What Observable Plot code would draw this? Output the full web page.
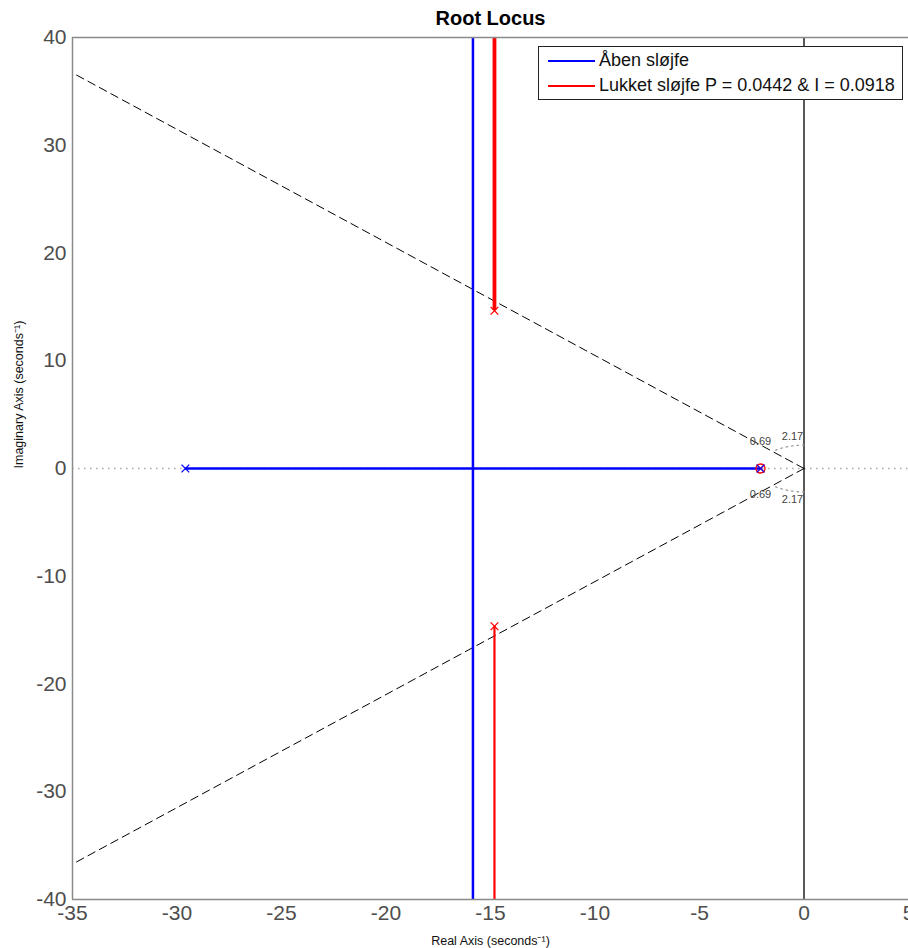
<!DOCTYPE html>
<html><head><meta charset="utf-8">
<script src="https://cdn.jsdelivr.net/npm/d3@7"></script>
<script src="https://cdn.jsdelivr.net/npm/@observablehq/plot@0.6"></script>
<style>
body{margin:0;background:#fff;font-family:"Liberation Sans",Arial,sans-serif;}
#wrap{position:relative;width:908px;height:948px;overflow:hidden;}
#legend{position:absolute;left:538px;top:46px;width:363px;height:52px;border:1px solid #222;background:#fff;font-size:18px;color:#111;}
#legend .sw{position:absolute;left:9px;width:47px;height:1.5px;}
#legend .lb{position:absolute;left:60px;white-space:nowrap;line-height:18px;}
</style></head>
<body><div id="wrap"></div>
<script>
const title = "Root Locus";
const xLabel = "Real Axis (seconds⁻¹)";
const yLabel = "Imaginary Axis (seconds⁻¹)";
const xTicks = [-35, -30, -25, -20, -15, -10, -5, 0, 5];
const yTicks = [-40, -30, -20, -10, 0, 10, 20, 30, 40];
const seriesNames = ["Åben sløjfe", "Lukket sløjfe P = 0.0442 & I = 0.0918"];
const seriesColors = ["#0000ff", "#ff0000"];

// open loop (Åben sløjfe)
const openPoleRe = [-29.6, -2.08];
const openPoleIm = [0, 0];
const openBreakawayRe = -15.84;
const openVerticalIm = [-40, 40];

// closed loop (Lukket sløjfe)
const closedPoleRe = [-14.81, -14.81, -2.08];
const closedPoleIm = [14.64, -14.64, 0];
const closedZeroRe = [-2.08];
const closedZeroIm = [0];
const closedUpperIm = [14.64, 40];
const closedLowerIm = [-14.64, -40];

// sgrid
const zeta = 0.69;
const wn = 2.17;
const gridLabelText = ["0.69", "2.17", "0.69", "2.17"];
const gridLabelRe = [-2.08, -0.55, -2.08, -0.55];
const gridLabelIm = [2.5, 2.95, -2.4, -2.85];

const xDomain = [-35, 5];
const yDomain = [-40, 40];

const theta = Math.acos(zeta);
const slope = Math.tan(theta);
const dampUpper = [[0, 0], [xDomain[0], -xDomain[0] * slope]];
const dampLower = [[0, 0], [xDomain[0], xDomain[0] * slope]];
const arcAngles = d3.range(0, 41).map(i => Math.PI / 2 + (Math.PI / 2 - theta) * i / 40);
const arcUpper = arcAngles.map(a => [wn * Math.cos(a), wn * Math.sin(a)]);
const arcLower = arcAngles.map(a => [wn * Math.cos(a), -wn * Math.sin(a)]);

const gridLabels = gridLabelText.map((t, i) => ({t, x: gridLabelRe[i], y: gridLabelIm[i]}));
const fmt = d => String(d);

const chart = Plot.plot({
  width: 908, height: 948,
  marginTop: 37, marginLeft: 72, marginRight: 0, marginBottom: 49,
  style: {fontFamily: "'Liberation Sans', Arial, sans-serif", background: "#fff", overflow: "visible"},
  x: {domain: xDomain},
  y: {domain: yDomain},
  marks: [
    Plot.ruleY([0], {stroke: "#a8a8a8", strokeWidth: 1.5, strokeDasharray: "1.5,4.5"}),
    Plot.ruleX([0], {stroke: "#000", strokeWidth: 1.3}),
    Plot.line(dampUpper, {stroke: "#000", strokeWidth: 1, strokeDasharray: "8,5"}),
    Plot.line(dampLower, {stroke: "#000", strokeWidth: 1, strokeDasharray: "8,5"}),
    Plot.line(arcUpper, {stroke: "#999", strokeWidth: 1.3, strokeDasharray: "1.5,4"}),
    Plot.line(arcLower, {stroke: "#999", strokeWidth: 1.3, strokeDasharray: "1.5,4"}),
    Plot.text(gridLabels, {x: "x", y: "y", text: "t", fontSize: 11, fill: "#444"}),
    // open loop
    Plot.ruleY([0], {x1: openPoleRe[0], x2: openPoleRe[1], stroke: seriesColors[0], strokeWidth: 2.5}),
    Plot.ruleX([openBreakawayRe], {y1: openVerticalIm[0], y2: openVerticalIm[1], stroke: seriesColors[0], strokeWidth: 2.5}),
    // closed loop
    Plot.ruleX([closedPoleRe[0]], {y1: closedUpperIm[0], y2: closedUpperIm[1], stroke: seriesColors[1], strokeWidth: 3.8}),
    Plot.ruleX([closedPoleRe[1]], {y1: closedLowerIm[0], y2: closedLowerIm[1], stroke: seriesColors[1], strokeWidth: 2.2}),
    Plot.dot(closedZeroRe.map((x, i) => ({x, y: closedZeroIm[i]})), {x: "x", y: "y", r: 4.5, stroke: seriesColors[1], strokeWidth: 1.3}),
    Plot.dot(closedPoleRe.map((x, i) => ({x, y: closedPoleIm[i]})), {x: "x", y: "y", symbol: "times", r: 3.6, stroke: seriesColors[1], strokeWidth: 1.3}),
    Plot.dot(openPoleRe.map((x, i) => ({x, y: openPoleIm[i]})), {x: "x", y: "y", symbol: "times", r: 3.6, stroke: seriesColors[0], strokeWidth: 1.3}),
    // frame
    Plot.ruleX([xDomain[0]], {stroke: "#8a8a8a", strokeWidth: 1.5}),
    Plot.ruleY(yDomain, {stroke: "#8a8a8a", strokeWidth: 1.5}),
    Plot.axisX(xTicks, {tickSize: 0, tickPadding: 6, fontSize: 21, fill: "#4d4d4d", label: null, tickFormat: fmt}),
    Plot.axisY(yTicks, {tickSize: 0, tickPadding: 6, fontSize: 21, fill: "#4d4d4d", label: null, tickFormat: fmt}),
    Plot.text([title], {frameAnchor: "top", lineAnchor: "middle", dy: -19, fontSize: 20, fontWeight: "bold", fill: "#000"}),
    Plot.text([xLabel], {frameAnchor: "bottom", lineAnchor: "middle", dy: 41, fontSize: 12.5, fill: "#111"}),
    Plot.text([yLabel], {frameAnchor: "left", dx: -54, rotate: -90, fontSize: 12.5, fill: "#111"})
  ]
});
const wrap = document.getElementById("wrap");
wrap.appendChild(chart);

const legend = document.createElement("div");
legend.id = "legend";
seriesNames.forEach((name, i) => {
  const sw = document.createElement("div");
  sw.className = "sw";
  sw.style.background = seriesColors[i];
  sw.style.top = (13 + i * 25) + "px";
  const lb = document.createElement("div");
  lb.className = "lb";
  lb.style.top = (4 + i * 25) + "px";
  lb.textContent = name;
  legend.appendChild(sw);
  legend.appendChild(lb);
});
wrap.appendChild(legend);
</script>
</body></html>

▬▬▬

* What the exercise asks *
Transcribe the whole listing exactly. Pictures stay out of your copy.

* Result below *
What Observable Plot code would draw this? Output the full web page.
<!DOCTYPE html>
<html><head><meta charset="utf-8">
<script src="https://cdn.jsdelivr.net/npm/d3@7"></script>
<script src="https://cdn.jsdelivr.net/npm/@observablehq/plot@0.6"></script>
<style>
body{margin:0;background:#fff;font-family:"Liberation Sans",Arial,sans-serif;}
#wrap{position:relative;width:908px;height:948px;overflow:hidden;}
#legend{position:absolute;left:538px;top:46px;width:363px;height:52px;border:1px solid #222;background:#fff;font-size:18px;color:#111;}
#legend .sw{position:absolute;left:9px;width:47px;height:1.5px;}
#legend .lb{position:absolute;left:60px;white-space:nowrap;line-height:18px;}
</style></head>
<body><div id="wrap"></div>
<script>
const title = "Root Locus";
const xLabel = "Real Axis (seconds⁻¹)";
const yLabel = "Imaginary Axis (seconds⁻¹)";
const xTicks = [-35, -30, -25, -20, -15, -10, -5, 0, 5];
const yTicks = [-40, -30, -20, -10, 0, 10, 20, 30, 40];
const seriesNames = ["Åben sløjfe", "Lukket sløjfe P = 0.0442 & I = 0.0918"];
const seriesColors = ["#0000ff", "#ff0000"];

// open loop (Åben sløjfe)
const openPoleRe = [-29.6, -2.08];
const openPoleIm = [0, 0];
const openBreakawayRe = -15.84;
const openVerticalIm = [-40, 40];

// closed loop (Lukket sløjfe)
const closedPoleRe = [-14.81, -14.81, -2.08];
const closedPoleIm = [14.64, -14.64, 0];
const closedZeroRe = [-2.08];
const closedZeroIm = [0];
const closedUpperIm = [14.64, 40];
const closedLowerIm = [-14.64, -40];

// sgrid
const zeta = 0.69;
const wn = 2.17;
const gridLabelText = ["0.69", "2.17", "0.69", "2.17"];
const gridLabelRe = [-2.08, -0.55, -2.08, -0.55];
const gridLabelIm = [2.5, 2.95, -2.4, -2.85];

const xDomain = [-35, 5];
const yDomain = [-40, 40];

const theta = Math.acos(zeta);
const slope = Math.tan(theta);
const dampUpper = [[0, 0], [xDomain[0], -xDomain[0] * slope]];
const dampLower = [[0, 0], [xDomain[0], xDomain[0] * slope]];
const arcAngles = d3.range(0, 41).map(i => Math.PI / 2 + (Math.PI / 2 - theta) * i / 40);
const arcUpper = arcAngles.map(a => [wn * Math.cos(a), wn * Math.sin(a)]);
const arcLower = arcAngles.map(a => [wn * Math.cos(a), -wn * Math.sin(a)]);

const gridLabels = gridLabelText.map((t, i) => ({t, x: gridLabelRe[i], y: gridLabelIm[i]}));
const fmt = d => String(d);

const chart = Plot.plot({
  width: 908, height: 948,
  marginTop: 37, marginLeft: 72, marginRight: 0, marginBottom: 49,
  style: {fontFamily: "'Liberation Sans', Arial, sans-serif", background: "#fff", overflow: "visible"},
  x: {domain: xDomain},
  y: {domain: yDomain},
  marks: [
    Plot.ruleY([0], {stroke: "#a8a8a8", strokeWidth: 1.5, strokeDasharray: "1.5,4.5"}),
    Plot.ruleX([0], {stroke: "#000", strokeWidth: 1.3}),
    Plot.line(dampUpper, {stroke: "#000", strokeWidth: 1, strokeDasharray: "8,5"}),
    Plot.line(dampLower, {stroke: "#000", strokeWidth: 1, strokeDasharray: "8,5"}),
    Plot.line(arcUpper, {stroke: "#999", strokeWidth: 1.3, strokeDasharray: "1.5,4"}),
    Plot.line(arcLower, {stroke: "#999", strokeWidth: 1.3, strokeDasharray: "1.5,4"}),
    Plot.text(gridLabels, {x: "x", y: "y", text: "t", fontSize: 11, fill: "#444"}),
    // open loop
    Plot.ruleY([0], {x1: openPoleRe[0], x2: openPoleRe[1], stroke: seriesColors[0], strokeWidth: 2.5}),
    Plot.ruleX([openBreakawayRe], {y1: openVerticalIm[0], y2: openVerticalIm[1], stroke: seriesColors[0], strokeWidth: 2.5}),
    // closed loop
    Plot.ruleX([closedPoleRe[0]], {y1: closedUpperIm[0], y2: closedUpperIm[1], stroke: seriesColors[1], strokeWidth: 3.8}),
    Plot.ruleX([closedPoleRe[1]], {y1: closedLowerIm[0], y2: closedLowerIm[1], stroke: seriesColors[1], strokeWidth: 2.2}),
    Plot.dot(closedZeroRe.map((x, i) => ({x, y: closedZeroIm[i]})), {x: "x", y: "y", r: 4.5, stroke: seriesColors[1], strokeWidth: 1.3}),
    Plot.dot(closedPoleRe.map((x, i) => ({x, y: closedPoleIm[i]})), {x: "x", y: "y", symbol: "times", r: 3.6, stroke: seriesColors[1], strokeWidth: 1.3}),
    Plot.dot(openPoleRe.map((x, i) => ({x, y: openPoleIm[i]})), {x: "x", y: "y", symbol: "times", r: 3.6, stroke: seriesColors[0], strokeWidth: 1.3}),
    // frame
    Plot.ruleX([xDomain[0]], {stroke: "#8a8a8a", strokeWidth: 1.5}),
    Plot.ruleY(yDomain, {stroke: "#8a8a8a", strokeWidth: 1.5}),
    Plot.axisX(xTicks, {tickSize: 0, tickPadding: 6, fontSize: 21, fill: "#4d4d4d", label: null, tickFormat: fmt}),
    Plot.axisY(yTicks, {tickSize: 0, tickPadding: 6, fontSize: 21, fill: "#4d4d4d", label: null, tickFormat: fmt}),
    Plot.text([title], {frameAnchor: "top", lineAnchor: "middle", dy: -19, fontSize: 20, fontWeight: "bold", fill: "#000"}),
    Plot.text([xLabel], {frameAnchor: "bottom", lineAnchor: "middle", dy: 41, fontSize: 12.5, fill: "#111"}),
    Plot.text([yLabel], {frameAnchor: "left", dx: -54, rotate: -90, fontSize: 12.5, fill: "#111"})
  ]
});
const wrap = document.getElementById("wrap");
wrap.appendChild(chart);

const legend = document.createElement("div");
legend.id = "legend";
seriesNames.forEach((name, i) => {
  const sw = document.createElement("div");
  sw.className = "sw";
  sw.style.background = seriesColors[i];
  sw.style.top = (13 + i * 25) + "px";
  const lb = document.createElement("div");
  lb.className = "lb";
  lb.style.top = (4 + i * 25) + "px";
  lb.textContent = name;
  legend.appendChild(sw);
  legend.appendChild(lb);
});
wrap.appendChild(legend);
</script>
</body></html>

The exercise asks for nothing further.